Le fait qu’on ne découvre que maintenant la passion de nos deux héros pour les comédies musicales est un peu opportuniste, mais on est prêt à pardonner ce raccourci tant la suite nous a enchantés. Leurs deux interprètes respectifs, Grant Gustin et Melissa Benoist, en revanche, sont déjà des sopranos certifiés, tout comme le “méchant du jour”, joué par Darren Criss. Tous les trois se sont affrontés par vocalises interposées dans Glee. C’est aussi l’occasion de découvrir que le reste du casting sait donner de la voix, à l’instar de Carlos Valdes, Jesse L. Martin, Jeremy Jordan, Victor Garber et John Barrowman.

Des facilités scénaristiques, dans l’univers parallèle, il y en a d’autres. Mais celles-là sont rapidement évacuées par Barry et Kara qui constatent : “Waouh, tout est vraiment plus simple dans les comédies musicales !”. Le crossover va donc s’amuser de ces résolutions pliées en deux temps trois mouvements. Méta, on vous dit… Une façon plutôt maligne de se détacher de certaines contraintes et donner ainsi la place qu’il mérite au pur divertissement.
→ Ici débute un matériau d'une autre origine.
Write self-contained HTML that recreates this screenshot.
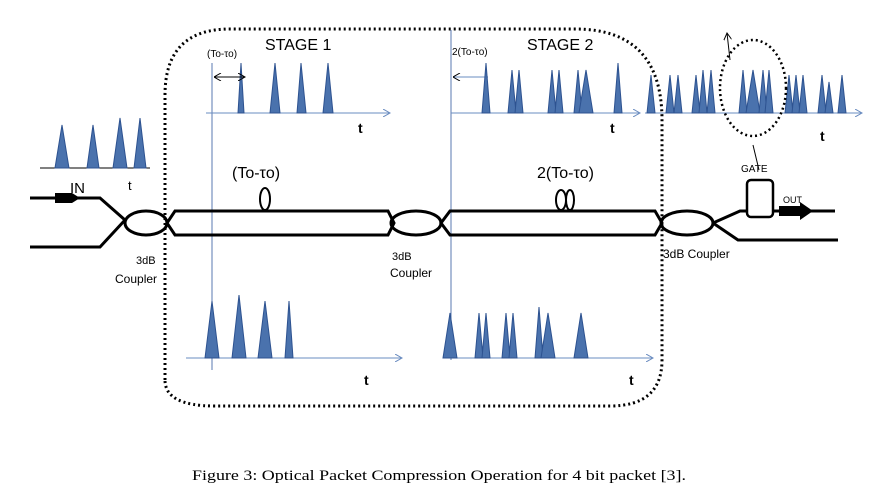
<!DOCTYPE html>
<html><head><meta charset="utf-8"><style>
html,body{margin:0;padding:0;background:#fff;}
svg{display:block;}
text{font-family:"Liberation Sans","DejaVu Sans",sans-serif;fill:#000;}
.p{fill:#4a72ad;stroke:#2d5290;stroke-width:1;}
.ax{stroke:#6a8cc0;stroke-width:1;fill:none;}
.f{stroke:#000;stroke-width:3;fill:none;}
</style></head><body>
<svg width="878" height="501" viewBox="0 0 878 501" xmlns="http://www.w3.org/2000/svg">
<defs>
<marker id="ah" markerWidth="8" markerHeight="8" refX="7" refY="4" orient="auto" markerUnits="userSpaceOnUse"><path d="M0,0 L7,4 L0,8" fill="none" stroke="#6a8cc0" stroke-width="1"/></marker>
<marker id="bk" markerWidth="8" markerHeight="8" refX="7" refY="4" orient="auto" markerUnits="userSpaceOnUse"><path d="M0,0 L7,4 L0,8" fill="none" stroke="#000" stroke-width="1"/></marker>
<marker id="bks" markerWidth="8" markerHeight="8" refX="0" refY="4" orient="auto" markerUnits="userSpaceOnUse"><path d="M7,0 L0,4 L7,8" fill="none" stroke="#000" stroke-width="1"/></marker>
</defs>

<!-- dotted stage boundary -->
<path d="M165,380 L165,95 Q165,29 230,29 L575,29 Q662,29 662,120 L662,360 Q662,406 610,406 L215,406 Q165,406 165,380" fill="none" stroke="#000" stroke-width="3" stroke-dasharray="2,3"/>

<!-- IN pulses -->
<line x1="40" y1="168" x2="150" y2="168" stroke="#000" stroke-width="1"/>
<polygon class="p" points="55,168 62,125 69,168"/>
<polygon class="p" points="87,168 93,125 99,168"/>
<polygon class="p" points="113,168 120,118 127,168"/>
<polygon class="p" points="134,168 140,118 146,168"/>
<text x="70" y="193" font-size="15">IN</text>
<text x="128" y="190" font-size="13">t</text>

<!-- Stage 1 top -->
<line x1="212" y1="63" x2="212" y2="370" stroke="#5a78b0" stroke-width="1"/>
<line class="ax" x1="206" y1="113" x2="390" y2="113" marker-end="url(#ah)"/>
<polygon class="p" points="238,113 241,63 244,113"/>
<polygon class="p" points="270,113 275,63 280,113"/>
<polygon class="p" points="297,113 301,63 306,113"/>
<polygon class="p" points="323,113 328,63 333,113"/>
<line x1="214" y1="77" x2="245" y2="77" stroke="#000" stroke-width="1" marker-end="url(#bk)" marker-start="url(#bks)"/>
<text x="207" y="57" font-size="10">(To-τo)</text>
<text x="265" y="50" font-size="16">STAGE 1</text>
<text x="358" y="133" font-size="14" font-weight="bold">t</text>

<!-- Stage 2 top -->
<line x1="451" y1="30" x2="451" y2="360" stroke="#5a78b0" stroke-width="1"/>
<line class="ax" x1="451" y1="113" x2="640" y2="113" marker-end="url(#ah)"/>
<line class="ax" x1="645" y1="113" x2="862" y2="113" marker-end="url(#ah)"/>
<line x1="453" y1="77" x2="488" y2="77" stroke="#6a8cc0" stroke-width="1" marker-start="url(#bks)"/>
<text x="452" y="55" font-size="10">2(To-τo)</text>
<text x="527" y="50" font-size="16">STAGE 2</text>
<text x="610" y="133" font-size="14" font-weight="bold">t</text>
<text x="820" y="141" font-size="14" font-weight="bold">t</text>
<polygon class="p" points="482,113 486,63 490,113"/>
<polygon class="p" points="508,113 512,70 516,113"/>
<polygon class="p" points="515,113 519,70 523,113"/>
<polygon class="p" points="548,113 552,70 556,113"/>
<polygon class="p" points="555,113 559,70 563,113"/>
<polygon class="p" points="574,113 578,70 582,113"/>
<polygon class="p" points="579,113 586,70 593,113"/>
<polygon class="p" points="614,113 618,63 622,113"/>
<!-- beyond -->
<polygon class="p" points="647,113 651,75 655,113"/>
<polygon class="p" points="666,113 670,75 674,113"/>
<polygon class="p" points="674,113 678,75 682,113"/>
<polygon class="p" points="692,113 696,75 700,113"/>
<polygon class="p" points="699,113 703,70 707,113"/>
<polygon class="p" points="707,113 711,70 715,113"/>
<polygon class="p" points="739,113 743,70 747,113"/>
<polygon class="p" points="746,113 753,70 760,113"/>
<polygon class="p" points="759,113 763,70 767,113"/>
<polygon class="p" points="765,113 769,70 773,113"/>
<polygon class="p" points="785,113 789,75 793,113"/>
<polygon class="p" points="792,113 796,75 800,113"/>
<polygon class="p" points="799,113 803,75 807,113"/>
<polygon class="p" points="818,113 822,75 826,113"/>
<polygon class="p" points="825,113 829,82 833,113"/>
<polygon class="p" points="838,113 842,75 846,113"/>
<ellipse cx="753" cy="88" rx="33" ry="48" fill="none" stroke="#000" stroke-width="2.5" stroke-dasharray="2,3"/>
<line x1="730" y1="60" x2="727" y2="33" stroke="#000" stroke-width="1" marker-end="url(#bk)"/>
<line x1="753" y1="145" x2="759" y2="170" stroke="#000" stroke-width="1"/>

<!-- fibers -->
<polyline class="f" points="30,198 100,198 125,220 100,247 30,247"/>
<polygon points="55,193 72,193 80,198 72,203 55,203" fill="#000"/>
<ellipse class="f" cx="146" cy="223" rx="21" ry="12"/>
<path class="f" d="M167,223 L175,211 L388,211 L394,223 L388,235 L175,235 Z"/>
<ellipse class="f" cx="416" cy="223" rx="25" ry="12"/>
<path class="f" d="M441,223 L450,211 L655,211 L662,223 L655,235 L450,235 Z"/>
<ellipse class="f" cx="687" cy="223" rx="26" ry="12"/>
<polyline class="f" points="713,223 740,211 835,211"/>
<polyline class="f" points="713,223 738,240 838,240"/>
<rect x="747" y="180" width="26" height="37" rx="4" fill="#fff" stroke="#000" stroke-width="2.5"/>
<polygon points="779,206 800,206 800,202 813,211 800,220 800,216 779,216" fill="#000"/>
<text x="783" y="203" font-size="9">OUT</text>
<text x="741" y="172" font-size="10">GATE</text>
<ellipse cx="265" cy="199" rx="5" ry="11" fill="none" stroke="#000" stroke-width="2"/>
<ellipse cx="561" cy="200" rx="5" ry="10" fill="none" stroke="#000" stroke-width="2"/>
<ellipse cx="570" cy="200" rx="4" ry="10" fill="none" stroke="#000" stroke-width="2"/>
<text x="232" y="178" font-size="16">(To-τo)</text>
<text x="537" y="178" font-size="16">2(To-τo)</text>
<text x="136" y="264" font-size="11">3dB</text>
<text x="115" y="283" font-size="12">Coupler</text>
<text x="392" y="260" font-size="11">3dB</text>
<text x="390" y="277" font-size="12">Coupler</text>
<text x="663" y="258" font-size="12">3dB Coupler</text>

<!-- bottom stage 1 -->
<line class="ax" x1="186" y1="358" x2="402" y2="358" marker-end="url(#ah)"/>
<polygon class="p" points="205,358 212,301 219,358"/>
<polygon class="p" points="232,358 239,295 246,358"/>
<polygon class="p" points="258,358 265,301 272,358"/>
<polygon class="p" points="285,358 289,301 293,358"/>
<text x="364" y="385" font-size="14" font-weight="bold">t</text>

<!-- bottom stage 2 -->
<line class="ax" x1="443" y1="358" x2="653" y2="358" marker-end="url(#ah)"/>
<polygon class="p" points="443,358 450,313 457,358"/>
<polygon class="p" points="475,358 479,313 483,358"/>
<polygon class="p" points="482,358 486,313 490,358"/>
<polygon class="p" points="502,358 506,313 510,358"/>
<polygon class="p" points="509,358 513,313 517,358"/>
<polygon class="p" points="535,358 539,307 543,358"/>
<polygon class="p" points="541,358 548,313 555,358"/>
<polygon class="p" points="574,358 581,313 588,358"/>
<text x="629" y="385" font-size="14" font-weight="bold">t</text>

<text x="439" y="480" font-size="15" text-anchor="middle" style="font-family:'Liberation Serif',serif" textLength="494" lengthAdjust="spacingAndGlyphs">Figure 3: Optical Packet Compression Operation for 4 bit packet [3].</text>
</svg>
</body></html>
Parmi les cinq chansons de l’épisode, seules deux sont des morceaux originaux. C’est d’ailleurs le seul regret que l’on peut avoir. Mais pour l’occasion, les deux séries ont mis les petits plats dans les grands et ont fait appel à des auteurs synonymes d’audace et de talent. La première, c’est le duo tant attendu entre Barry et Kara. Intitulée “Super Friend”, la chanson a été écrite par Rachel Bloom, cocréatrice et actrice principale de Crazy Ex-Girlfriend, une comédie musicale de la CW qui a révolutionné le genre. On reconnaît sa patte impertinente, sa façon de faire des chansons rythmées et drôles. Et ce soin tout particulier apporté aux passages dialogués, qui viennent interrompre la mélodie de cet hymne à l’amitié entre nos deux super-héros. Un numéro craquant, généreux et pétillant… c’est la marque de fabrique de The Flash et Supergirl, et on ne pouvait pas mieux représenter la complicité entre les deux acteurs.
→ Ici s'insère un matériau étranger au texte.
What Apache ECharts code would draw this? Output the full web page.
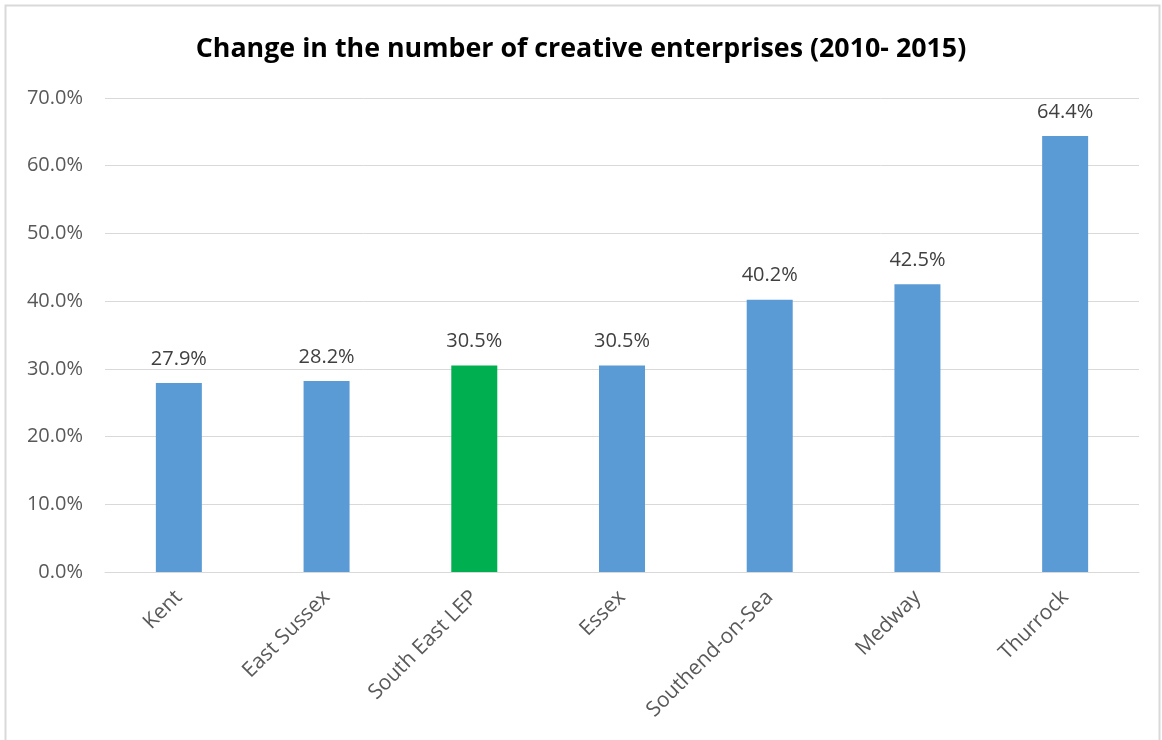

La deuxième, “Runnin’ Home to You”, plus mélo, a été imaginée par Benj Pasek et Justin Paul, que l’on connaît désormais pour leur travail sur l’oscarisé La La Land. À ce moment de l’épisode, tout est revenu à la normale, les héros ont triomphé et même le “méchant du jour” s’est finalement avéré être quelqu’un de bienveillant qui voulait juste leur donner une leçon de vie (par une méthode discutable, on vous l’accorde). Mais il reste une chose à faire pour clore à merveille un épisode digne de Broadway : le héros doit professer son amour éternel à celle qu’il aime. Nous ne sommes donc plus dans l’univers parallèle, mais bien dans la réalité, et Barry promet à Iris qu’il reviendra toujours vers elle, quoi qu’il arrive, avant de la demander en mariage.
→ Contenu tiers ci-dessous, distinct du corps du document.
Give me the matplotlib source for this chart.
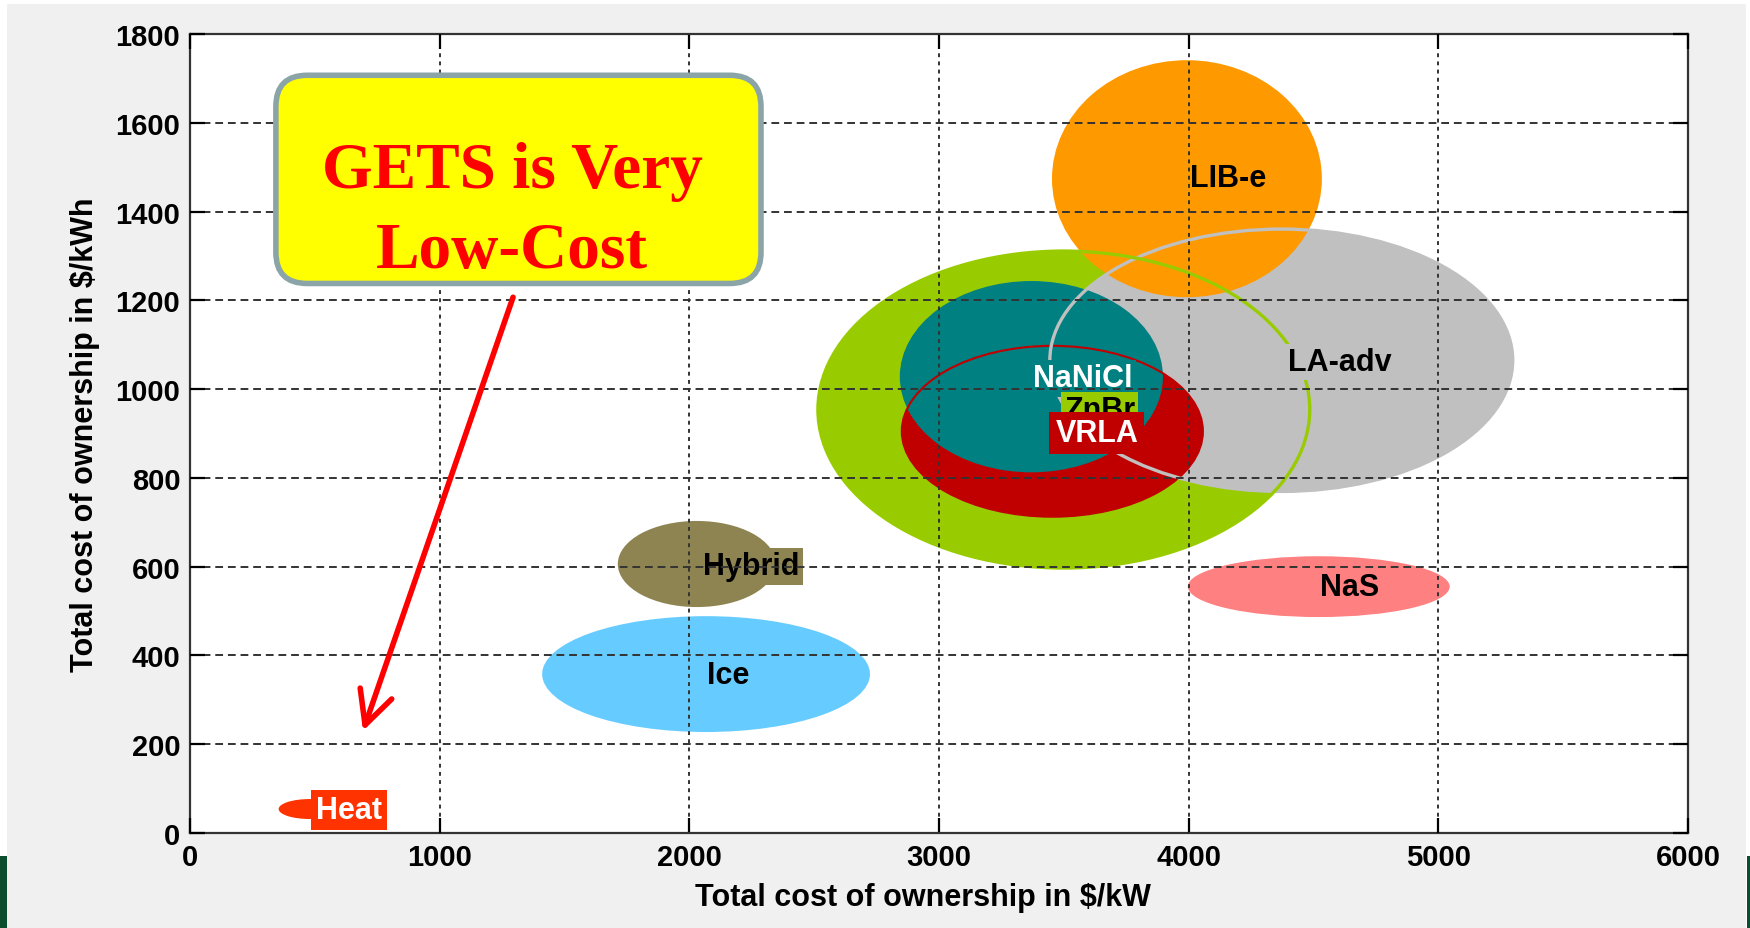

“Prenez ‘Hush’, ‘The Body’ ou ‘Once More, With Feeling’. Ce qui est si brillant avec ces épisodes, c’est qu’ils ne rompent pas le cours narratif de la saison en s’en écartant pour faire quelque chose de fun. Ces épisodes mettent en lumière ce que les personnages sont en train de traverser”, explique Andrew Kreisberg.

Pour pleinement apprécier “Duet”, il faut bien sûr ne pas être réfractaire au genre. La comédie musicale n’est pas faite pour tout le monde et elle ne saurait souffrir d’un cadre trop rigide ou trop sérieux, la fantaisie étant l’ingrédient principal. En revanche, elle nécessite la plus grande précision dans son exécution. Une chanson médiocre ou mal amenée, des comédiens qui n’y croient pas, et tout fout le camp. The Flash et Supergirl ont bravé tous les obstacles et ont cette énergie presque enfantine qui en font le terreau idéal pour un tel exercice. L’épisode mérite sa place aux côtés de “Once More, With Feeling” de Buffy, “The Devil’s Hands Are Idle Playthings” de Futurama, ou encore “My Musical” de Scrubs.